By Charles F. Moreira, Editor
A bullet train named Fuxing (rejuvenation), model CR400AF left Beijing South Railway Station for Shanghai at 11.05am on 26 June 2017, whilst at the same time, another Fuxing bullet train model CR400BF left Shanghai Hongqaio Railway Station for Beijing, with journey times of around three and a half hours. The Beijing – Shanghai railway line is China’s busiest, with over 50,000 passengers using it daily.
Video courtesy of Xinhua – New China TV
Whilst high-speed rail service was introduced in China over 10 years earlier on 18 April 2007, these Fuxing trains are different in that they are fully developed indigenously by the China Academy of Railway Sciences (CARS) and manufactured in China by CRRC Changchun Railway Vehicles Co, a subsidiary of China Railway Rolling Stock Corporation. According to designers at CARS, these trains will travel at a steady 350 kilometres per hour (kmph) and can reach a top speed of 400 kmph.
According to China Daily, these Fuxing-class bullet trains wholly employ wholly indigenously-developed core technologies and are built under a unified Chinese standard. Each train sells for between 400 and 500 million Yuan (RM253.4 RM316.8 million). Meanwhile, CRRC Changchun Railway Vehicles will hand over 25 new generation bullet trains worth up to $1.84 bil (RM7.9 bil) to its parent company in October this year.
“China has been speeding up efforts to develop its own core components and standards,” said Li Sha, an analyst at GF Securities Co Ltd. “The initiative will accelerate the pace of replacing foreign technologies with self-developed ones.” Li also expects that these latest high-speed models will boost business opportunities for domestic manufacturers.
For instance, earlier high-speed trains either imported; built under technology transfer agreements with foreign train-makers including Alstom, Siemens, Bombardier and Kawasaki Heavy Industries; or still had to rely on imported key components, such as the steel used to make the wheels which had to be imported but now the steel is provided by the Maanshan Iron & Steel Co Ltd in Anhui province and Taiyuan Heavy Industry Co Ltd in Shanxi province.
Whilst China is a relative newcomer to high-speed rail travel compared to Europe and Japan, however the last decade has seen China expand its high-speed rail network into the world’s longest, altogether covering 22,340 km.

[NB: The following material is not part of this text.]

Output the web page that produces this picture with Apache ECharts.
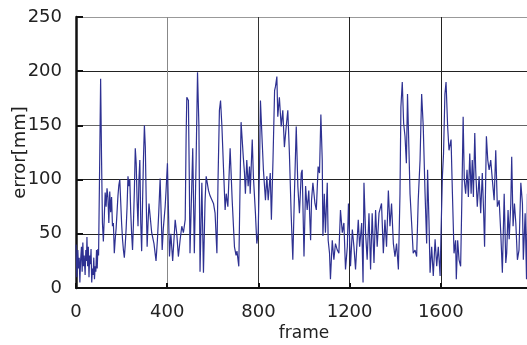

Since its introduction, the service has become immensely popular, with annual rider-ship having grown to 1.44 billion in 2016, making China’s HSR network the most heavily used in the world. Its operator, the state-owned China Railway Corporation (CR) altogether uses a fleet of 2,595 high-speed trains on its network, or about 60% of all high-speed trains worldwide.
Export potential, Eurasia-wide connectivity
Meanwhile, according to Russia Today of 27 June 2017, Russian Railways, Russian investment company Sinara Group, China Railway, and CRRC Changchun Railway Vehicles Co had signed an agreement on the local production of high-speed trains in Russia and their servicing over their life-cycle. Under the agreement, a plant will be built in Russia to produce 100 trains capable of reaching speeds of over 300 kmph.
The trains will be designed for the new Moscow-Kazan high-speed railway linking Moscow and Kazan, the capital of Tatarstan in Russia. Its 770 kilometres long track will pass through seven regions of Russia, with 15 stops, including Vladimir, Nizhny Novgorod, Cheboksary and Kazan. The new high-speed train will cut the journey time between Moscow to Kazan from its current 12 hours down to 3.5 hours. This project is expected to cost over US$15 bil overall and China is prepared to provide a loan worth US$6 bil, according to Russian Railways.
Moscow – Kazan high-speed rail line – courtesy Russia Today
Meanwhile, there also are plans for the Moscow-Kazan line to become part of a longer high-speed railway line between Moscow and Beijing worth US$100 bil (RM429.3 bil), and it may also be connected to Beijing’s New Silk Road project, which will link China to markets in Europe and the Middle East.
Such a transport infrastructure development initiatives in line with China’s One Belt, One Road strategy are expected to facilitate economic development and growth in the areas and regions (the economic belts) around these high-speed rail lines.